Where's the 9/11 Film?
Hollywood after Sept. 11 seems to look a lot like Hollywood last summer, notwithstanding a few shots of the Twin Towers edited out of credit sequences. So where are the Sept. 11 movies? The Guys, an indie film about a journalist and a mourning fire fighter, is in the works, but big-time filmmakers and TV executives still seem cautious about bringing the tragedy to the screen, worried they will be accused of bad taste.
"No one wants to seem like an ambulance chaser, so they do it on the down low," says director Spike Lee. CBS has announced a TV movie on Flight 93, the hijacked plane that crashed in Pennsylvania. But a network spokesman stresses that the movie is still in development and might not ever see the light of day. Meanwhile, an NBC biopic on former New York City Mayor Rudy Giuliani is also undergoing close scrutiny for its handling of the tragedy. Jeff Gaspin, an NBC executive vice president in charge of movies, says the network is trying to figure out how many script pages should be devoted to Sept. 11: "We're at the five- or six-page option in the first draft, and we have to see whether we want to expand that." The risk, he says, is coming off as exploitative.

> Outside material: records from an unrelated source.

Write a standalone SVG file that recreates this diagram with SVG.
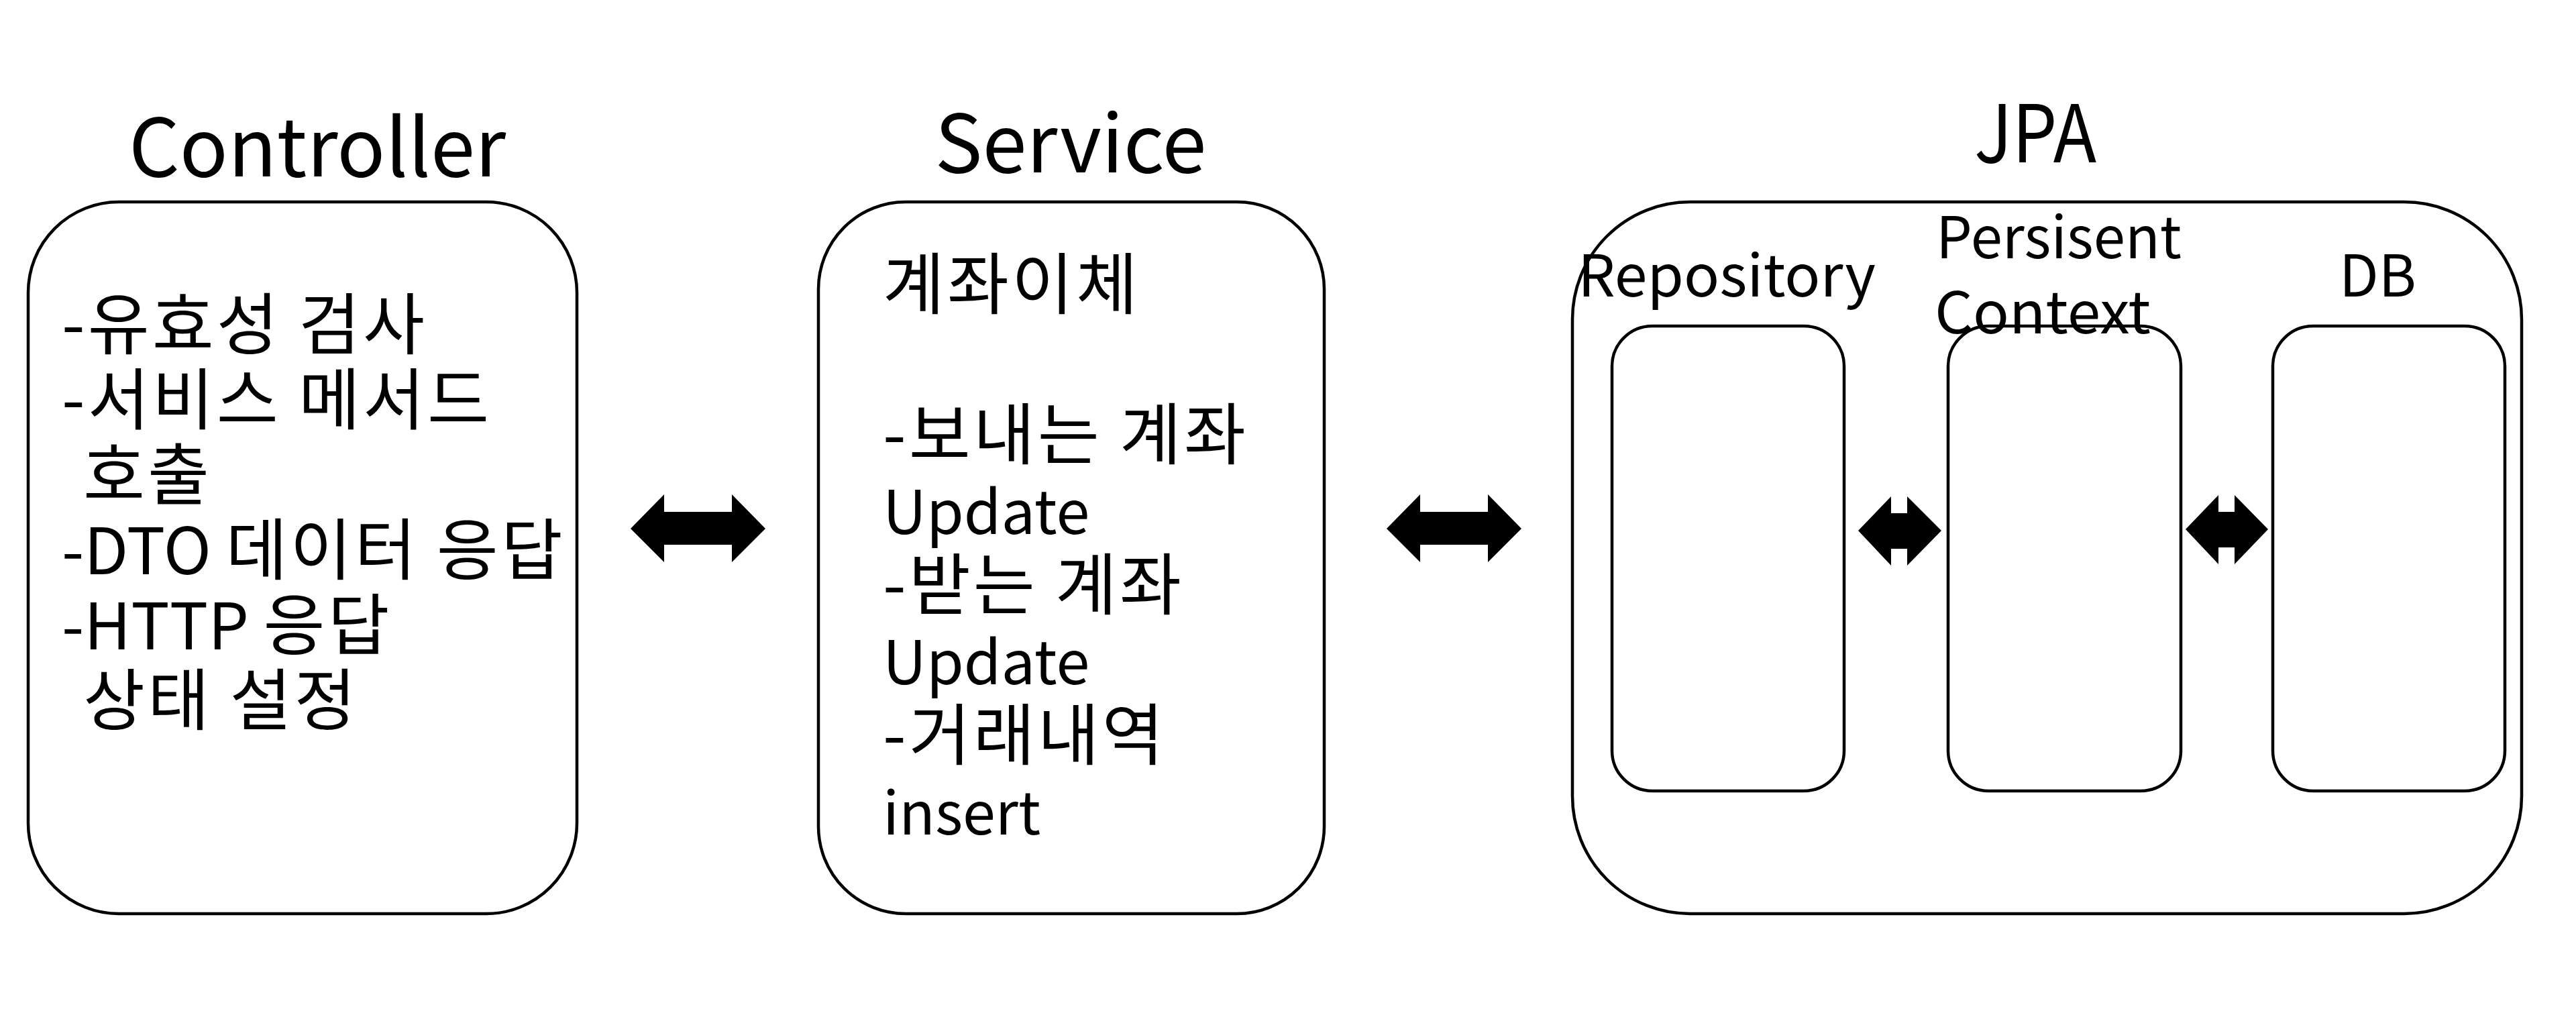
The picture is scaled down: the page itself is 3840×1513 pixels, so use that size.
<svg xmlns="http://www.w3.org/2000/svg" width="3840" height="1513" viewBox="0 0 3840 1513">
<style>
.box{fill:#fff;stroke:#000;stroke-width:4.5}
.title{font-family:"Noto Sans CJK KR","Liberation Sans",sans-serif;font-size:119px;fill:#000;text-anchor:middle}
.body{font-family:"Noto Sans CJK KR","Liberation Sans",sans-serif;font-size:100px;letter-spacing:4px;fill:#000}
.lat{font-size:90px;letter-spacing:0px}
.cap{font-size:96px;letter-spacing:0px}
.lbl{font-family:"Noto Sans CJK KR","Liberation Sans",sans-serif;font-size:86px;fill:#000}
.arrow{fill:#000;stroke:none}
</style>
<rect width="3840" height="1513" fill="#fff"/>
<g id="controller">
<text class="title" x="473" y="263">Controller</text>
<rect class="box" x="42" y="301" width="818" height="1061" rx="135" ry="135"/>
<text class="body" x="92" y="520">-유효성 검사</text>
<text class="body" x="92" y="632">-서비스 메서드</text>
<text class="body" x="124" y="744">호출</text>
<text class="body" x="92" y="856"><tspan class="cap">-DTO </tspan>데이터 응답</text>
<text class="body" x="92" y="968"><tspan class="cap">-HTTP </tspan>응답</text>
<text class="body" x="124" y="1080">상태 설정</text>
</g>
<g id="service">
<text class="title" x="1596" y="257">Service</text>
<rect class="box" x="1220" y="301" width="754" height="1061" rx="130" ry="130"/>
<text class="body" x="1316" y="460">계좌이체</text>
<text class="body" x="1316" y="684">-보내는 계좌</text>
<text class="body lat" x="1316" y="796">Update</text>
<text class="body" x="1316" y="908">-받는 계좌</text>
<text class="body lat" x="1316" y="1020">Update</text>
<text class="body" x="1316" y="1132">-거래내역</text>
<text class="body lat" x="1316" y="1244" style="font-size:88px">insert</text>
</g>
<g id="jpa">
<text class="title" x="3034" y="242" textLength="182" lengthAdjust="spacingAndGlyphs">JPA</text>
<rect class="box" x="2344" y="301" width="1415" height="1061" rx="175" ry="175"/>
</g>
<g id="repository">
<rect class="box" x="2403" y="486" width="346" height="693" rx="60" ry="60"/>
<text class="lbl" x="2352" y="442" textLength="444" lengthAdjust="spacingAndGlyphs">Repository</text>
</g>
<g id="persistent-context">
<rect class="box" x="2904" y="486" width="347" height="693" rx="60" ry="60"/>
<text class="lbl" x="2886" y="385" textLength="366" lengthAdjust="spacingAndGlyphs">Persisent</text>
<text class="lbl" x="2884" y="497" textLength="322" lengthAdjust="spacingAndGlyphs">Context</text>
</g>
<g id="db">
<rect class="box" x="3388" y="486" width="346" height="693" rx="60" ry="60"/>
<text class="lbl" x="3487" y="442" textLength="115" lengthAdjust="spacingAndGlyphs">DB</text>
</g>
<g id="connectors">
<path class="arrow" d="M940,788 L990,737 L990,763 L1091,763 L1091,737 L1141,788 L1091,838 L1091,812 L990,812 L990,838 Z"/>
<path class="arrow" d="M2067,788 L2117,737 L2117,763 L2218,763 L2218,737 L2268,788 L2218,838 L2218,812 L2117,812 L2117,838 Z"/>
<path class="arrow" d="M2770,791 L2819,740 L2819,765 L2843,765 L2843,740 L2894,791 L2843,843 L2843,818 L2819,818 L2819,843 Z"/>
<path class="arrow" d="M3258,789 L3307,738 L3307,763 L3331,763 L3331,738 L3381,789 L3331,841 L3331,816 L3307,816 L3307,841 Z"/>
</g>
</svg>
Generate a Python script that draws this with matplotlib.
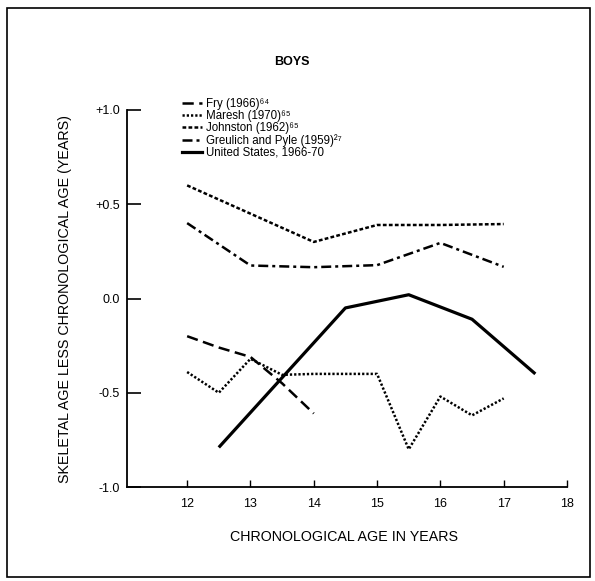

Lee's movie 25th Hour, due Dec. 20, was one of the first shot in New York City after Sept. 11. The story, about a criminal on his last night of freedom before prison, was written prior to the attacks, but Lee says he worked the aftermath into the film. "We definitely wanted to make it apparent that the film takes place in a post-9/11 New York City," he says. "I couldn't have that amnesia."